While this part of The Story sounds quite hopeless, it quickly becomes clear that God is already at work to recover what was lost and to make a way for all things to be reconciled--for all that was broken to be made right. Over centuries, God would reveal through His prophets a plan to send a humble, suffering, servant king, the Messiah, to restore the Kingdom of God on earth.

+Reconciled

After what seems like an eternity...after 400 years of God being silent and not speaking through any prophet...when it seemed God might have changed his mind and given up on humankind...the next major character in The Story arrives, the long-awaited and prophesied King. The problem is, like a disappointing sequel, the king doesn't arrive in the manner expected and he doesn't look or act like a king. The expert critics (i.e. the religious leaders of the day) find him to be a disappointment. They reject his qualifications, pedigree, and even call into question the scandalous circumstances of his birth.
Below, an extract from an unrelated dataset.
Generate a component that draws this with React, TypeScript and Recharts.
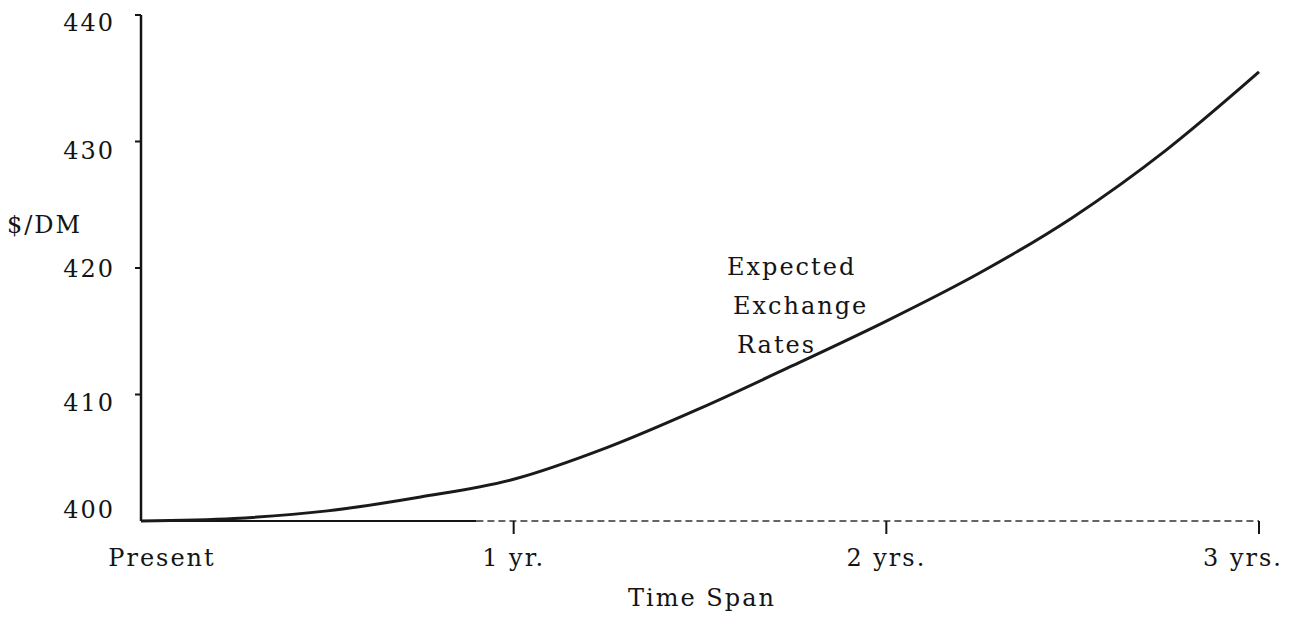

To make matters worse, he doesn't seem to take up the cause for which they were convinced the Messiah would champion--liberation from their Roman oppressors. Instead of gathering a military force equipped with swords, shields and chariots, Jesus gathers 12 disciples and begins teaching them about the Kingdom of God--a Kingdom He descibes as being "not of this world."

Instead of liberation from Rome, He offers freedom from our bondage to sin. To purchase that freedom, He offers his own life as a sacrificial lamb to pay for our rebellion which should have brought us death. Having died by crucifixion on a cross, God raised Jesus back to life. The power that raised Jesus from the dead is the same power that offers new life to all who would believe by giving their complete allegiance to Jesus as Lord and King. This is what is meant by one of the most famous passages in the Bible:

"For God so loved the world that he gave his one and only Son, that whoever believes in him shall not perish but have eternal life" (John 3:16)
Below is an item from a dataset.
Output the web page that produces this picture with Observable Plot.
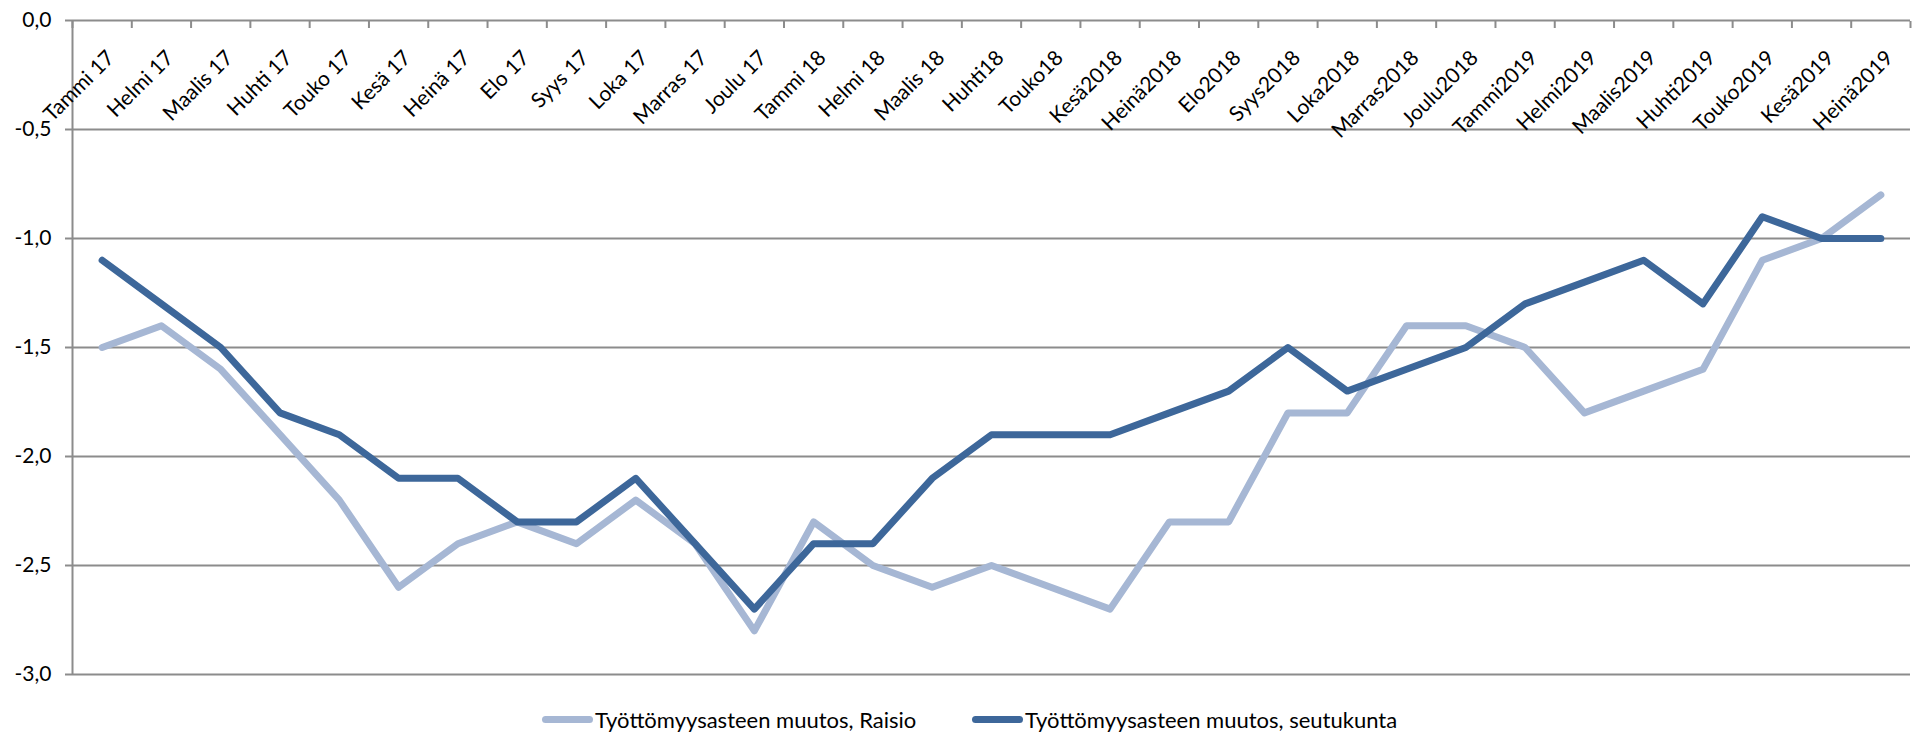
<!DOCTYPE html>
<html><head><meta charset="utf-8">
<script src="https://cdn.jsdelivr.net/npm/d3@7"></script>
<script src="https://cdn.jsdelivr.net/npm/@observablehq/plot@0.6"></script>
<style>
body{margin:0;background:#fff;font-family:Lato,sans-serif;}
#wrap{position:relative;width:1915px;height:734px;}
.leg{position:absolute;top:706px;display:flex;align-items:center;font-size:22px;color:#000;white-space:nowrap;}
.sw{width:51px;height:7px;border-radius:4px;margin-right:2px;}
</style>
</head><body><div id="wrap"></div>
<script>
const months = ["Tammi 17","Helmi 17","Maalis 17","Huhti 17","Touko 17","Kesä 17","Heinä 17","Elo 17","Syys 17","Loka 17","Marras 17","Joulu 17","Tammi 18","Helmi 18","Maalis 18","Huhti18","Touko18","Kesä2018","Heinä2018","Elo2018","Syys2018","Loka2018","Marras2018","Joulu2018","Tammi2019","Helmi2019","Maalis2019","Huhti2019","Touko2019","Kesä2019","Heinä2019"];
const raisio = [-1.5,-1.4,-1.6,-1.9,-2.2,-2.6,-2.4,-2.3,-2.4,-2.2,-2.4,-2.8,-2.3,-2.5,-2.6,-2.5,-2.6,-2.7,-2.3,-2.3,-1.8,-1.8,-1.4,-1.4,-1.5,-1.8,-1.7,-1.6,-1.1,-1.0,-0.8];
const seutukunta = [-1.1,-1.3,-1.5,-1.8,-1.9,-2.1,-2.1,-2.3,-2.3,-2.1,-2.4,-2.7,-2.4,-2.4,-2.1,-1.9,-1.9,-1.9,-1.8,-1.7,-1.5,-1.7,-1.6,-1.5,-1.3,-1.2,-1.1,-1.3,-0.9,-1.0,-1.0];
const yTicks = [0,-0.5,-1.0,-1.5,-2.0,-2.5,-3.0];
const seriesNames = ["Työttömyysasteen muutos, Raisio","Työttömyysasteen muutos, seutukunta"];
const colors = ["#a6b7d4","#3d679a"];

const data = [
  ...months.map((m,i)=>({i, v: raisio[i], s: seriesNames[0]})),
  ...months.map((m,i)=>({i, v: seutukunta[i], s: seriesNames[1]}))
];
const idx = months.map((m,i)=>i);
const bounds = d3.range(months.length+1).map(i=>i-0.5);
const grid = "#8c8c8c";

const chart = Plot.plot({
  width:1915, height:690,
  marginLeft:72, marginRight:5, marginTop:20, marginBottom:16,
  style:{fontFamily:"Lato, sans-serif", fontSize:"21px", color:"#000", background:"#fff"},
  x:{type:"linear", domain:[-0.5, months.length-0.5]},
  y:{domain:[-3,0]},
  color:{domain:seriesNames, range:colors},
  marks:[
    Plot.ruleY(yTicks, {stroke:grid, strokeWidth:2}),
    Plot.ruleX([-0.5], {stroke:grid, strokeWidth:2}),
    Plot.axisY({ticks:yTicks, tickSize:7, stroke:grid, strokeWidth:2, tickFormat:()=>"", label:null}),
    Plot.axisY({ticks:yTicks, tickSize:0, tickPadding:21, fill:"#000", tickFormat:d=>d.toFixed(1).replace(".",","), label:null}),
    Plot.axisX({anchor:"top", ticks:bounds, tickSize:7, dy:7, stroke:grid, strokeWidth:2, tickFormat:()=>"", label:null}),
    Plot.text(idx, {x:d=>d, text:d=>months[d], frameAnchor:"top", rotate:-45, textAnchor:"end", dx:3, dy:28, fill:"#000"}),
    Plot.line(data, {x:"i", y:"v", z:"s", stroke:"s", strokeWidth:7, strokeLinecap:"round", strokeLinejoin:"round"})
  ]
});
const wrap = document.getElementById("wrap");
wrap.appendChild(chart);
const legLeft = [542, 972];
seriesNames.forEach((n,k)=>{
  const d = document.createElement("div");
  d.className="leg"; d.style.left = legLeft[k]+"px";
  d.innerHTML = `<span class="sw" style="background:${colors[k]}"></span><span>${n}</span>`;
  wrap.appendChild(d);
});
</script>
</body></html>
This "eternal life" has led to our being reconciled to God and to one another. (John 17:3)

+Invited

Having been reconciled to God through Jesus, we are now invited to join Him in His mission to bring the Kingdom of God to earth. In 2 Corinthians 5, Paul describes it this way: "17 Therefore, if anyone is in Christ, the new creation has come: The old has gone, the new is here! All this is from God, who reconciled us to himself through Christ and gave us the ministry of reconciliation: 19 that God was reconciling the world to himself in Christ, not counting people’s sins against them. And he has committed to us the message of reconciliation. 20 We are therefore Christ’s ambassadors, as though God were making his appeal through us."

After His resurrection and before Jesus ascended to heaven, He said to those gathered, "...go and make disciples of all nations, baptizing them in the name of the Father and of the Son and of the Holy Spirit, and teaching them to obey everything I have commanded you." We don't do this in our own power but through the power of the Holy Spirit whom Jesus sent to be a comforter, encourager and guide--empowering us to do the things Jesus did!

To be a disciple of Jesus is to be someone who not only obeys Jesus' teachings, they teach others to do the same. In this mission, to be a spiritual adult isn't enough, we are invited to join Jesus in his mission by becoming spiritual parents who make disciples who make disciples.